Mécanisme

Au XVIIe siècle, une figure nouvelle apparaît à la suite des importantes découvertes scientifiques que Galilée, Kepler, Vésale et leurs collègues ont pu faire dans les registres de la physique, de l’astronomie ou de l’anatomie.

‘1632. Galilée demande à des ingénieurs de nous découvrir le vrai système du monde. Vous voyez que cette date mérite d’être retenue : la structure de la Nature et conjointement la structure de la société vont subir un remaniement complet ; l’ingénieur conquiert la dignité du savant, parce que l’art de fabriquer est devenu le prototype de la science. Ce qui comporte une nouvelle définition de la connaissance, qui n’est plus contemplation mais utilisation, une nouvelle attitude de l’homme devant la Nature : il cesse de la regarder comme un enfant regarde sa mère, prend modèle sur elle ; il veut la conquérir, s’en rendre « maître et possesseur ». (Lenoble : 1969 ; 312). ’

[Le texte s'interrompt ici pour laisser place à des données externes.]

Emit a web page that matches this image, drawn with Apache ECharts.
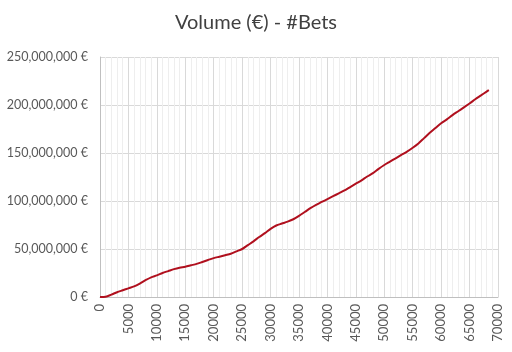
<!DOCTYPE html>
<html>
<head>
<meta charset="utf-8">
<script src="https://cdn.jsdelivr.net/npm/echarts@6/dist/echarts.min.js"></script>
<style>
  html, body { margin: 0; padding: 0; background: #fff; }
  #chart { width: 512px; height: 352px; }
</style>
</head>
<body>
<div id="chart"></div>
<script>
// number of bets (x)
var bets = [
  0, 1000, 2000, 3000, 4000, 5000, 6000, 7000, 8000, 9000,
  10000, 11000, 12000, 13000, 14000, 15000, 16000, 17000, 18000, 19000,
  20000, 21000, 22000, 23000, 24000, 25000, 26000, 27000, 28000, 29000,
  30000, 31000, 32000, 33000, 34000, 35000, 36000, 37000, 38000, 39000,
  40000, 41000, 42000, 43000, 44000, 45000, 46000, 47000, 48000, 49000,
  50000, 51000, 52000, 53000, 54000, 55000, 56000, 57000, 58000, 59000,
  60000, 61000, 62000, 63000, 64000, 65000, 66000, 67000, 68000, 68400
]
// cumulative volume, millions of euros
var volumeM = [
  0, 0.3, 2.5, 5, 7, 9, 11, 14, 17.5, 20.5,
  22.5, 25, 27, 29, 30.5, 31.5, 33, 34.5, 36.5, 38.5,
  40.5, 42, 43.5, 45, 47.5, 50, 54, 58, 62.5, 66.5,
  71, 74.5, 76.5, 78.5, 81, 84.5, 88.5, 92.5, 96, 99,
  102, 105, 108, 111, 114.5, 118, 121.5, 125.5, 129, 133.5,
  137.5, 141, 144.5, 148, 151.5, 155.5, 160, 165.5, 171, 176,
  181, 185, 189.5, 193.5, 197.5, 201.5, 206, 210, 214, 215.5
]
var titleText = 'Volume (€) - #Bets'

var chart = echarts.init(document.getElementById('chart'))
var font = 'Lato, "Open Sans", sans-serif'

var option = {
  backgroundColor: '#fff',
  animation: false,
  title: {
    text: titleText,
    left: 'center',
    top: 8,
    textStyle: { fontFamily: font, fontSize: 20, fontWeight: 'normal', color: '#404040' }
  },
  grid: { left: 100, right: 14, top: 57, bottom: 55 },
  xAxis: {
    type: 'value',
    min: 0,
    max: 70000,
    interval: 5000,
    axisLine: { show: true, lineStyle: { color: '#BFBFBF' } },
    axisTick: { show: false },
    axisLabel: {
      rotate: 90,
      margin: 7,
      fontFamily: font,
      fontSize: 13,
      color: '#595959',
      formatter: function (v) { return String(v) }
    },
    splitLine: { show: true, lineStyle: { color: '#D9D9D9' } },
    minorSplitLine: { show: true, lineStyle: { color: '#EEEEEE' } },
    minorTick: { show: false, splitNumber: 5 }
  },
  yAxis: {
    type: 'value',
    min: 0,
    max: 250,
    interval: 50,
    axisLine: { show: true, lineStyle: { color: '#BFBFBF' } },
    axisTick: { show: false },
    axisLabel: {
      margin: 12,
      fontFamily: font,
      fontSize: 12.5,
      color: '#595959',
      formatter: function (v) { return (v * 1000000).toLocaleString('en-US') + ' €' }
    },
    splitLine: { show: true, lineStyle: { color: '#D9D9D9' } }
  },
  series: [
    {
      type: 'line',
      data: bets.map(function (b, i) { return [b, volumeM[i]] }),
      showSymbol: false,
      smooth: 0.3,
      lineStyle: { color: '#B0101E', width: 2 }
    }
  ]
}
chart.setOption(option)
</script>
</body>
</html>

Une réforme dans la perception de la nature place l’homme face à celle-ci et non plus en son sein. Si, pour Galilée, « le grand livre de la nature est écrit en langage mathématique », c’est que la nature est devenue complètement autre. Dieu ne disparaît nullement dans cette révolution, mais il est conçu comme un grand ingénieur. La science doit alors déchiffrer les œuvres du Créateur et la morale qui les sous-tend. La science et la raison, l’épistémè que Descartes formule par le cogito, sont vus comme une grâce qui permet à l’homme de travailler à la cause de Dieu. À l’ingénieur divin répond l’ingénieur humain, disciple raisonnant dont le destin est de se rendre « comme maître et possesseur de la nature »62.

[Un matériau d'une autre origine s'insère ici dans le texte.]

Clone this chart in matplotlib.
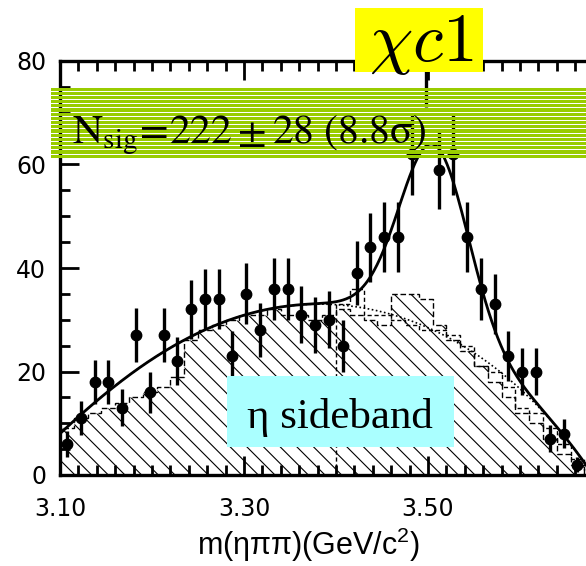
import numpy as np
import matplotlib
matplotlib.use("Agg")
import matplotlib.pyplot as plt
from matplotlib.patches import Rectangle

# m(eta pi pi) spectrum, 15 MeV bins starting at 3.10 GeV
BIN_LO = 3.10
BIN_W = 0.015
counts = [6, 11, 18, 18, 13, 27, 16, 27, 22, 32,
          34, 34, 23, 35, 28, 36, 36, 31, 29, 30,
          25, 39, 44, 46, 46, 62, 80, 59, 62, 46,
          36, 33, 23, 20, 20, 7, 8, 2]

# eta sideband histogram (hatched)
sideband = [9, 11, 12, 13, 14, 15, 16, 17, 19, 26,
            28, 29, 30, 31, 31, 32, 31, 31, 30, 31,
            32, 31, 30, 29, 35, 35, 34, 29, 26, 24,
            21, 18, 15, 12, 10, 7, 4, 2]

# second background estimate, drawn from bin 20 onward
other_bg_start = 20
other_bg = [33, 36, 31, 31, 30, 29, 28, 28, 27, 25,
            21, 20, 17, 13, 12, 9, 6, 3]

# fit: smooth background + gaussian signal
N_SIG = 222
N_SIG_ERR = 28
SIGNIF = 8.8
SIG_MASS = 3.5065
SIG_WIDTH = 0.037
bg_m = [3.10, 3.15, 3.20, 3.25, 3.30, 3.35, 3.40, 3.45, 3.50, 3.55, 3.60, 3.63, 3.65, 3.67]
bg_y = [8.0, 15.8, 22.3, 27.5, 31.0, 32.5, 33.0, 31.5, 28.5, 23.5, 17.0, 11.0, 7.0, 2.5]

x_major = [3.10, 3.30, 3.50]
x_labels = ["3.10", "3.30", "3.50"]
y_major = [0, 20, 40, 60, 80]

LABEL_BOX = "#99CC00"
STATE_BOX = "#FFFF00"
SB_BOX = "#AAFFFF"

plt.rcParams["mathtext.fontset"] = "custom"
plt.rcParams["mathtext.rm"] = "Liberation Sans"
plt.rcParams["hatch.linewidth"] = 0.8

fig = plt.figure(figsize=(5.86, 5.66), dpi=100, facecolor="white")
ax = fig.add_axes([60 / 586, 91 / 566, 552 / 586, 414 / 566])
ax.set_xlim(3.10, 3.70)
ax.set_ylim(0, 80)

n = len(counts)
edges = BIN_LO + BIN_W * np.arange(n + 1)
centers = 0.5 * (edges[:-1] + edges[1:])
counts = np.array(counts, dtype=float)

ax.stairs(sideband, edges, fill=True, facecolor="white", edgecolor="black",
          hatch="\\\\", linewidth=1.0, linestyle=(0, (4, 2)), zorder=1)
ax.stairs(other_bg, edges[other_bg_start:], color="black", linewidth=1.0,
          linestyle=(0, (3, 2)), zorder=2)

m = np.linspace(3.10, 3.675, 500)
bg = np.clip(np.polyval(np.polyfit(bg_m, bg_y, 5), m), 0, None)
sig = N_SIG * BIN_W / (np.sqrt(2 * np.pi) * SIG_WIDTH) * np.exp(-0.5 * ((m - SIG_MASS) / SIG_WIDTH) ** 2)
ax.plot(m, bg, color="black", linewidth=1.2, linestyle=(0, (1, 1.5)), zorder=3)
ax.plot(m, bg + sig, color="black", linewidth=2.0, zorder=4)

ax.errorbar(centers, counts, yerr=np.sqrt(counts), fmt="o", color="black",
            markersize=7.5, elinewidth=2.4, capsize=0, zorder=5)

# axes styling
ax.set_xticks(x_major + [3.70])
ax.set_xticklabels(x_labels + [""])
ax.set_xticks(np.arange(3.10, 3.70, 0.02), minor=True)
ax.set_yticks(y_major)
ax.set_yticks(np.arange(0, 81, 5), minor=True)
ax.tick_params(which="both", direction="in", top=True, right=True, width=2.0,
               labelsize=17, colors="black")
ax.tick_params(which="major", length=14)
ax.tick_params(which="minor", length=7)
ax.tick_params(axis="x", pad=16)
ax.tick_params(axis="y", pad=10)
for lab in ax.get_xticklabels() + ax.get_yticklabels():
    lab.set_family("DejaVu Sans")
for sp in ax.spines.values():
    sp.set_linewidth(2.4)

ax.set_xlabel("m(\u03b7\u03c0\u03c0)(GeV/c$^{2}$)", fontsize=22, family="Liberation Sans")
ax.xaxis.set_label_coords((309 - 60) / 552, -0.122)

# signal yield banner (striped)
band_lo, band_hi = 61.3, 74.8
stripe = 0.81
y0 = band_lo
while y0 < band_hi:
    ax.add_patch(Rectangle((3.0902, y0), 0.65, min(0.62, band_hi - y0),
                           facecolor=LABEL_BOX, edgecolor="none",
                           clip_on=False, zorder=8))
    y0 += stripe
ax.text(3.113, 64.0,
        r"$\mathrm{N_{sig}\!=\!%d\pm%d\ (%.1f\sigma)}$" % (N_SIG, N_SIG_ERR, SIGNIF),
        fontsize=30, math_fontfamily="stix", color="black", va="baseline",
        ha="left", zorder=9, clip_on=False)

# state label
ax.add_patch(Rectangle((3.4207, 77.9), 0.1391, 12.3, facecolor=STATE_BOX,
                       edgecolor="none", clip_on=False, zorder=8))
ax.text(3.4924, 80.0, r"$\chi c1$", fontsize=50, math_fontfamily="cm",
        ha="center", va="baseline", zorder=9, clip_on=False)

# sideband label
ax.add_patch(Rectangle((3.2815, 5.4), 0.2468, 13.7, facecolor=SB_BOX,
                       edgecolor="none", zorder=8))
ax.text(3.4043, 9.1, "\u03b7 sideband", fontsize=31, family="Liberation Serif",
        ha="center", va="baseline", zorder=9)

fig.savefig("out.png", dpi=100, facecolor="white")
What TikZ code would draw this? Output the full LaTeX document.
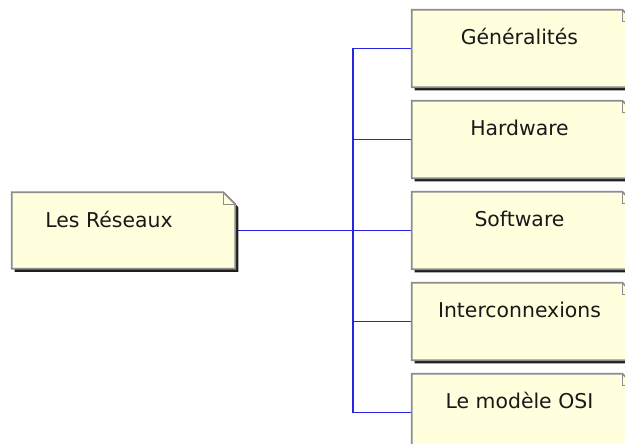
\documentclass[tikz,border=0pt]{standalone}
\usepackage{fontspec}
\setmainfont{DejaVu Sans}
\usetikzlibrary{calc}
\definecolor{notefill}{HTML}{FFFFDE}
\definecolor{noteline}{HTML}{8C8C8C}
\definecolor{noteshadow}{HTML}{1E1E1E}
\definecolor{connc}{HTML}{2626E0}
\newcommand\notebox[1]{%
  \fill[noteshadow] ($(#1.north west)+(3,3)$) -- ($(#1.north east)+(-9,3)$) -- ($(#1.north east)+(3,15)$) -- ($(#1.south east)+(3,3)$) -- ($(#1.south west)+(3,3)$) -- cycle;
  \draw[noteline, line width=1.3pt, fill=notefill] (#1.north west) -- ($(#1.north east)+(-12,0)$) -- ($(#1.north east)+(0,12)$) -- (#1.south east) -- (#1.south west) -- cycle;
  \draw[noteline, line width=1pt] ($(#1.north east)+(-12,0)$) -- ($(#1.north east)+(-12,12)$) -- ($(#1.north east)+(0,12)$);
}
\tikzset{
  boxl/.style={draw=none, inner sep=0pt, minimum width=223*0.75pt, minimum height=76*0.75pt},
  boxr/.style={draw=none, inner sep=0pt, minimum width=222*0.75pt, minimum height=77*0.75pt},
  txt/.style={anchor=base, inner sep=0pt, font=\fontsize{15.3pt}{18pt}\selectfont, text=black!90},
  conn/.style={draw=connc, line width=0.9pt}
}
\begin{document}
\begin{tikzpicture}[x=0.75pt, y=-0.75pt]
\useasboundingbox (0,0) rectangle (625,443);
\clip (0,0) rectangle (625,443);
\node[boxl] (L) at (123.5,230.5) {};
\node[boxr] (R1) at (523,48.5) {};
\node[boxr] (R2) at (523,139.5) {};
\node[boxr] (R3) at (523,230.5) {};
\node[boxr] (R4) at (523,321.5) {};
\node[boxr] (R5) at (523,412.5) {};
\coordinate (J) at (353,230.5);
% connectors
\draw[conn] (L.east) -- (R3.west);
\draw[conn] (R1.west) -- (R1.west -| J) -- (R5.west -| J) -- (R5.west);
\draw[conn] (R2.west) -- (R2.west -| J);
\draw[conn] (R4.west) -- (R4.west -| J);
% boxes
\notebox{L}
\notebox{R1}
\notebox{R2}
\notebox{R3}
\notebox{R4}
\notebox{R5}
% texts
\node[txt] (tL) at ($(L.north)+(-14.5,35)$) {Les Réseaux};
\node[txt] (t1) at ($(R1.north)+(-3.5,35)$) {Généralités};
\node[txt] (t2) at ($(R2.north)+(-3.5,35)$) {Hardware};
\node[txt] (t3) at ($(R3.north)+(-3.5,35)$) {Software};
\node[txt] (t4) at ($(R4.north)+(-3.5,35)$) {Interconnexions};
\node[txt] (t5) at ($(R5.north)+(-3.5,35)$) {Le modèle OSI};
\end{tikzpicture}
\end{document}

Pour Le Breton, cette période se comprend comme une mise à l’écart du corps. En effet, chez Descartes, les sensations, les affects et les passions sont « des erreurs de l’âme ». Le corps est isolé de l’âme et rejeté du côté de l’erreur (et du cadavre). Il devient un reste, une matière troublante qui se présente comme un fardeau. Le dualisme cartésien tend à considérer que le corps est surnuméraire par rapport au bonheur de l’âme. Il est un reste dont on commence, dans les milieux savants, à ne plus savoir que faire. Une méfiance à l’égard des sens (qui avaient laissé croire que le soleil tournait autour de la terre), engage la science vers un nouvel usage de la perception. Si, à partir de cette époque, la vue, sens de la distance, devient prépondérante, on constate surtout qu’elle s’adjoint des instruments tels que le microscope ou le télescope, afin d’éviter les pièges d’une perception trop immédiate.

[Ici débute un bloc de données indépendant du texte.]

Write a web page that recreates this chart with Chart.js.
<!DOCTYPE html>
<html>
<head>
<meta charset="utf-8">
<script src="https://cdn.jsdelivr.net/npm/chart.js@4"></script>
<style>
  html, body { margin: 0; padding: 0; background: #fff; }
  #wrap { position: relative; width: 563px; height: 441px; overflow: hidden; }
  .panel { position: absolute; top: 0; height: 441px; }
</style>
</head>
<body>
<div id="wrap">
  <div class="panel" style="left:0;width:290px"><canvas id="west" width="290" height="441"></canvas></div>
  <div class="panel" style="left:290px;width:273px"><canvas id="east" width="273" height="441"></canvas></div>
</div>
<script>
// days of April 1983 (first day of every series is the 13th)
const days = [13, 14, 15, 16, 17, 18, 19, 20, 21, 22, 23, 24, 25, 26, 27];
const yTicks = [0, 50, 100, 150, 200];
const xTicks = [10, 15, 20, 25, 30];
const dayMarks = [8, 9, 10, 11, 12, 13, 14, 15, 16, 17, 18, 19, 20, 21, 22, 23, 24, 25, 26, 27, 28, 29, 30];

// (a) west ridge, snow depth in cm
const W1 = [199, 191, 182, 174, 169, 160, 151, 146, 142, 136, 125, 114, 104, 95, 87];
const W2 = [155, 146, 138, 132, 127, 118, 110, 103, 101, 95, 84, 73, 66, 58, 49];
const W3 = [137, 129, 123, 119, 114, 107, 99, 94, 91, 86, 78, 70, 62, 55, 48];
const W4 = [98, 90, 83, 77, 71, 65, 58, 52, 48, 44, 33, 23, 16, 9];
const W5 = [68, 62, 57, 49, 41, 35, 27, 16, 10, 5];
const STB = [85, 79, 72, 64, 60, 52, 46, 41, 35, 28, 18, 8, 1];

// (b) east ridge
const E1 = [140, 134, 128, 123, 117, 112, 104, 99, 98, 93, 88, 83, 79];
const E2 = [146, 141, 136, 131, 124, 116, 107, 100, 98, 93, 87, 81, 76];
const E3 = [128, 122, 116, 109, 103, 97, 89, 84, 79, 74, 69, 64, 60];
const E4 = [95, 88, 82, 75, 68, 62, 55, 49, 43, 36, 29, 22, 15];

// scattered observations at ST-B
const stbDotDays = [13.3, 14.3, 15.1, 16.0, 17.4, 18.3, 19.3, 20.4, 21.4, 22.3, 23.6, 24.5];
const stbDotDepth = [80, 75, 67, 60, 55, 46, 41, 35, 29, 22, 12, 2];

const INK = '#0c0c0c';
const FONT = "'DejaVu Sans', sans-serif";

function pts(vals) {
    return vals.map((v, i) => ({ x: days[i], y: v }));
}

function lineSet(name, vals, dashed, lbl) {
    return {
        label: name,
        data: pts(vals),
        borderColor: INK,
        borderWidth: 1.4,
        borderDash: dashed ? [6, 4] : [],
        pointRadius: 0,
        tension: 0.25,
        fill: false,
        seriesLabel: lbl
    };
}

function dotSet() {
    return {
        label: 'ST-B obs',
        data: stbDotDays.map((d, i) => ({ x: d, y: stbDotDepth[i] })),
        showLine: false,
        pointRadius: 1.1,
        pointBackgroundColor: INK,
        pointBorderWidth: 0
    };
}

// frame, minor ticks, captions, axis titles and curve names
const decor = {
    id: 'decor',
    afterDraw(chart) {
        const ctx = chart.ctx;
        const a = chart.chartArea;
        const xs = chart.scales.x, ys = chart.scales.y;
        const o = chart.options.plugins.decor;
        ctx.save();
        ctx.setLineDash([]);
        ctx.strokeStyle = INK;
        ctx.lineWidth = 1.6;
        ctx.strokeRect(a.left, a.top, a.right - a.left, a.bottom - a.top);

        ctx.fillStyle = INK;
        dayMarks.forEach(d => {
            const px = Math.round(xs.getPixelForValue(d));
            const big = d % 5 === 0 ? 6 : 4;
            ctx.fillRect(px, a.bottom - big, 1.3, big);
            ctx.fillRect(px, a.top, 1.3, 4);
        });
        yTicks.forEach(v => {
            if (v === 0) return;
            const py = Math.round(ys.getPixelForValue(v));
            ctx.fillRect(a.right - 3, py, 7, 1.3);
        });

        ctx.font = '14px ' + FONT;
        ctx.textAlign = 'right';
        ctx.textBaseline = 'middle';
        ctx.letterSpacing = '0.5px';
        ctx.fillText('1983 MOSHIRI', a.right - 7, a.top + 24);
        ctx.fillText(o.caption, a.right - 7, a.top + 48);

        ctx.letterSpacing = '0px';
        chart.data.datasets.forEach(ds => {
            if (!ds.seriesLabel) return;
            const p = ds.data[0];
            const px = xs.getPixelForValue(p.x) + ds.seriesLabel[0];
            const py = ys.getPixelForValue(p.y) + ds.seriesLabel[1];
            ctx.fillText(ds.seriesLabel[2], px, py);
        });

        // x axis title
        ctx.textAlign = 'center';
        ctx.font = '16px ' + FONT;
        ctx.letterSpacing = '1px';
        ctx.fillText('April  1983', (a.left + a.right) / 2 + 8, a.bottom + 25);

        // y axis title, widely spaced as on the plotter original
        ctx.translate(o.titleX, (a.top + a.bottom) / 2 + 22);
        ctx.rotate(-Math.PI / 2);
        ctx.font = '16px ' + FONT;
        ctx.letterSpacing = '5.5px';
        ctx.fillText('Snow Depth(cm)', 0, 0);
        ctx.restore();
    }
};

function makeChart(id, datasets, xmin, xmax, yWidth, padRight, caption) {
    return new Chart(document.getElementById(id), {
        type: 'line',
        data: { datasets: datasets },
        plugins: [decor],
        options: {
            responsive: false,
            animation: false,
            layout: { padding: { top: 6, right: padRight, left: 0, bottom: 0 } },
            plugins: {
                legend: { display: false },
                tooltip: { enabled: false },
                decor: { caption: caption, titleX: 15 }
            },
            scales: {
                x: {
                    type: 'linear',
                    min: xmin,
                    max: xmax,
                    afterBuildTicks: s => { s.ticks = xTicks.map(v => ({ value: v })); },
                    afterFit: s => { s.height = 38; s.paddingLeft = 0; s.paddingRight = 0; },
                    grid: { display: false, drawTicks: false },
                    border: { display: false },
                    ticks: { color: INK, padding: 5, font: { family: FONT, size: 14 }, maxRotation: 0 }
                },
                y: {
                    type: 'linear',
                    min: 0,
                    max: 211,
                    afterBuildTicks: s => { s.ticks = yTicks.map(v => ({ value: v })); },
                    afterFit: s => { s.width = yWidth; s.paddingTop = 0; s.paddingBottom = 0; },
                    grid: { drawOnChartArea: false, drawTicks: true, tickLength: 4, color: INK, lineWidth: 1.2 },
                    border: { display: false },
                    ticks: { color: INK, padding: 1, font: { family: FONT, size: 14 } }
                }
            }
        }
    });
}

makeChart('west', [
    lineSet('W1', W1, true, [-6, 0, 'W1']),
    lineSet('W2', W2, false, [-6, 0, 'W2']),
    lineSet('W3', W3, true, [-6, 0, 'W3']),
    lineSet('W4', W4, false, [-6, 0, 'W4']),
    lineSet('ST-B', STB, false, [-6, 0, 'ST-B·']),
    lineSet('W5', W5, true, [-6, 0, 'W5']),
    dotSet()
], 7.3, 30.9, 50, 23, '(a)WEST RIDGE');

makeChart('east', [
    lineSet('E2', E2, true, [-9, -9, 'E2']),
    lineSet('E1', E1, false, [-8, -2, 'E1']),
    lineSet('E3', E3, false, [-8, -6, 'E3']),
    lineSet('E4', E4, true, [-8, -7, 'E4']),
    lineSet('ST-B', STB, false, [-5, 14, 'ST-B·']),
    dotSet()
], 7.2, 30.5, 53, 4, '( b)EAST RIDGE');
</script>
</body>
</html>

Cette époque se caractérise donc par une volonté de savoir et de maîtrise de la nature et du corps. Un sentiment de puissance, et une certaine confiance en l’avènement d’un bonheur lié à cette maîtrise, anime les personnes les plus « éclairées ». Le monde et le corps, conçus comme des machines, émoussent les élans progressistes des entrepreneurs et des ingénieurs. Ce corps manipulable et dressable convient aux activités naissantes de la manufacture. Le travail répétitif, séquencé, rationalisé et pensé selon la nouvelle valeur de l’utilité, peut se greffer sur son miroir idéal : la machine-outil. Déprécié, désymbolisé, il trouve son salut dans la figure de l’automate et dans les premières formes de performance productivistes. Ainsi, pour Michel Foucault (1975 ; 160) :

‘Il y eut, au cours de l’âge classique, toute une découverte du corps comme objet et cible du pouvoir. On trouvera facilement des signes de cette grande attention portée alors au corps – au corps qu’on manipule, qu’on façonne, qu’on dresse, qui obéit, qui répond, qui devient habile ou dont les forces se multiplient. Le grand livre de l’Homme-machine a été écrit simultanément sur deux registres : celui anatomo-métaphysique, dont Descartes avait écrit les premières pages et que les médecins, les philosophes ont continué ; celui technico-politique, qui fut constitué par tout un ensemble de règlements militaires, scolaires, hospitaliers et par des procédés empiriques et réfléchis pour contrôler et corriger les opérations du corps. Deux registres bien distincts puisqu’il s’agissait ici de soumission et d’utilisation, là de fonctionnement et d’explication : corps utile, corps intelligible.’

Pour le philosophe, c’est la docilité qui fait le pont entre le corps objet de science et le corps objet de technique. Nous allons à présent nous attarder sur une dimension de cette « anatomie politique » que Foucault, dans un texte particulièrement désenchanteur, associe au racisme, à la guerre et au suicide.

Notes
62.

Citations tirée du Discours de la méthode de Descartes, in : Burbage Frank (textes choisis et présentés par), La nature, Paris, Flammarion, 1998.